##### GIVEN INFORMATION

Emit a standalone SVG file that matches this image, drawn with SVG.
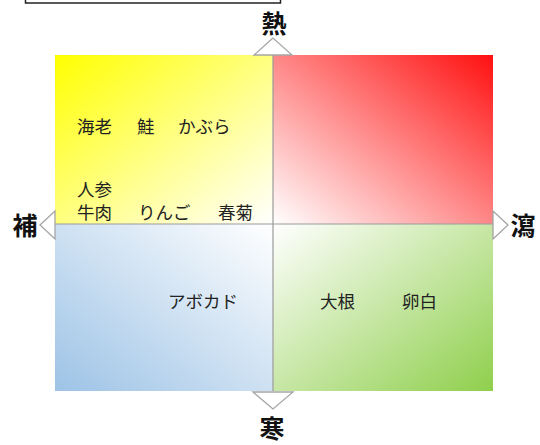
<svg xmlns="http://www.w3.org/2000/svg" width="540" height="445" viewBox="0 0 540 445">
  <style>
    .axis { font-family: "Noto Sans CJK JP", "Noto Sans", sans-serif; font-size: 25px; font-weight: bold; fill: #111; text-anchor: middle; }
    .item { font-family: "Noto Sans CJK JP", "Noto Sans", sans-serif; font-size: 17.5px; fill: #222; }
    .tri { fill: #fff; stroke: #a6a6a6; stroke-width: 1.3; }
    .line { stroke: #9a9a9a; stroke-width: 1.2; fill: none; }
  </style>
  <defs>
    <linearGradient id="gY" x1="0" y1="0" x2="1" y2="1">
      <stop offset="0" stop-color="#ffff00"/>
      <stop offset="1" stop-color="#ffffff"/>
    </linearGradient>
    <linearGradient id="gR" x1="1" y1="0" x2="0" y2="1">
      <stop offset="0" stop-color="#ff1010"/>
      <stop offset="1" stop-color="#ffffff"/>
    </linearGradient>
    <linearGradient id="gB" x1="0" y1="1" x2="1" y2="0">
      <stop offset="0" stop-color="#9dc3e6"/>
      <stop offset="1" stop-color="#ffffff"/>
    </linearGradient>
    <linearGradient id="gG" x1="1" y1="1" x2="0" y2="0">
      <stop offset="0" stop-color="#8fcf4c"/>
      <stop offset="1" stop-color="#ffffff"/>
    </linearGradient>
  </defs>

  <g id="title-box">
    <rect x="25.5" y="-12" width="255" height="15" fill="#fff" stroke="#222" stroke-width="1.5"/>
  </g>

  <g id="quadrant-hot-tonify">
    <rect x="55" y="55" width="218" height="169" fill="url(#gY)"/>
    <text class="item" x="77" y="133">海老</text>
    <text class="item" x="137" y="133">鮭</text>
    <text class="item" x="178" y="133">かぶら</text>
    <text class="item" x="77" y="196">人参</text>
    <text class="item" x="77" y="219">牛肉</text>
    <text class="item" x="138" y="219">りんご</text>
    <text class="item" x="218" y="219">春菊</text>
  </g>
  <g id="quadrant-hot-purge">
    <rect x="273" y="55" width="220" height="169" fill="url(#gR)"/>
  </g>
  <g id="quadrant-cold-tonify">
    <rect x="55" y="224" width="218" height="167" fill="url(#gB)"/>
    <text class="item" x="168" y="308">アボカド</text>
  </g>
  <g id="quadrant-cold-purge">
    <rect x="273" y="224" width="220" height="167" fill="url(#gG)"/>
    <text class="item" x="320" y="308">大根</text>
    <text class="item" x="402" y="308">卵白</text>
  </g>

  <g id="connectors">
    <line class="line" x1="273" y1="55" x2="273" y2="391"/>
    <line class="line" x1="55" y1="224" x2="493" y2="224"/>
    <polygon class="tri" points="273,38 254,55 292,55"/>
    <polygon class="tri" points="273,409 253,392 293,392"/>
    <polygon class="tri" points="40,225 55,211 55,239"/>
    <polygon class="tri" points="508,225 493,211 493,239"/>
  </g>

  <g id="label-heat"><text class="axis" x="274" y="33">熱</text></g>
  <g id="label-cold"><text class="axis" x="272" y="438">寒</text></g>
  <g id="label-tonify"><text class="axis" x="25" y="235">補</text></g>
  <g id="label-purge"><text class="axis" x="523" y="235">瀉</text></g>
</svg>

##########

▶ WRITTEN TASK: Print out the whole of the material word for word, without pictures.

▶ TASK RESULT:
Emit a standalone SVG file that matches this image, drawn with SVG.
<svg xmlns="http://www.w3.org/2000/svg" width="540" height="445" viewBox="0 0 540 445">
  <style>
    .axis { font-family: "Noto Sans CJK JP", "Noto Sans", sans-serif; font-size: 25px; font-weight: bold; fill: #111; text-anchor: middle; }
    .item { font-family: "Noto Sans CJK JP", "Noto Sans", sans-serif; font-size: 17.5px; fill: #222; }
    .tri { fill: #fff; stroke: #a6a6a6; stroke-width: 1.3; }
    .line { stroke: #9a9a9a; stroke-width: 1.2; fill: none; }
  </style>
  <defs>
    <linearGradient id="gY" x1="0" y1="0" x2="1" y2="1">
      <stop offset="0" stop-color="#ffff00"/>
      <stop offset="1" stop-color="#ffffff"/>
    </linearGradient>
    <linearGradient id="gR" x1="1" y1="0" x2="0" y2="1">
      <stop offset="0" stop-color="#ff1010"/>
      <stop offset="1" stop-color="#ffffff"/>
    </linearGradient>
    <linearGradient id="gB" x1="0" y1="1" x2="1" y2="0">
      <stop offset="0" stop-color="#9dc3e6"/>
      <stop offset="1" stop-color="#ffffff"/>
    </linearGradient>
    <linearGradient id="gG" x1="1" y1="1" x2="0" y2="0">
      <stop offset="0" stop-color="#8fcf4c"/>
      <stop offset="1" stop-color="#ffffff"/>
    </linearGradient>
  </defs>

  <g id="title-box">
    <rect x="25.5" y="-12" width="255" height="15" fill="#fff" stroke="#222" stroke-width="1.5"/>
  </g>

  <g id="quadrant-hot-tonify">
    <rect x="55" y="55" width="218" height="169" fill="url(#gY)"/>
    <text class="item" x="77" y="133">海老</text>
    <text class="item" x="137" y="133">鮭</text>
    <text class="item" x="178" y="133">かぶら</text>
    <text class="item" x="77" y="196">人参</text>
    <text class="item" x="77" y="219">牛肉</text>
    <text class="item" x="138" y="219">りんご</text>
    <text class="item" x="218" y="219">春菊</text>
  </g>
  <g id="quadrant-hot-purge">
    <rect x="273" y="55" width="220" height="169" fill="url(#gR)"/>
  </g>
  <g id="quadrant-cold-tonify">
    <rect x="55" y="224" width="218" height="167" fill="url(#gB)"/>
    <text class="item" x="168" y="308">アボカド</text>
  </g>
  <g id="quadrant-cold-purge">
    <rect x="273" y="224" width="220" height="167" fill="url(#gG)"/>
    <text class="item" x="320" y="308">大根</text>
    <text class="item" x="402" y="308">卵白</text>
  </g>

  <g id="connectors">
    <line class="line" x1="273" y1="55" x2="273" y2="391"/>
    <line class="line" x1="55" y1="224" x2="493" y2="224"/>
    <polygon class="tri" points="273,38 254,55 292,55"/>
    <polygon class="tri" points="273,409 253,392 293,392"/>
    <polygon class="tri" points="40,225 55,211 55,239"/>
    <polygon class="tri" points="508,225 493,211 493,239"/>
  </g>

  <g id="label-heat"><text class="axis" x="274" y="33">熱</text></g>
  <g id="label-cold"><text class="axis" x="272" y="438">寒</text></g>
  <g id="label-tonify"><text class="axis" x="25" y="235">補</text></g>
  <g id="label-purge"><text class="axis" x="523" y="235">瀉</text></g>
</svg>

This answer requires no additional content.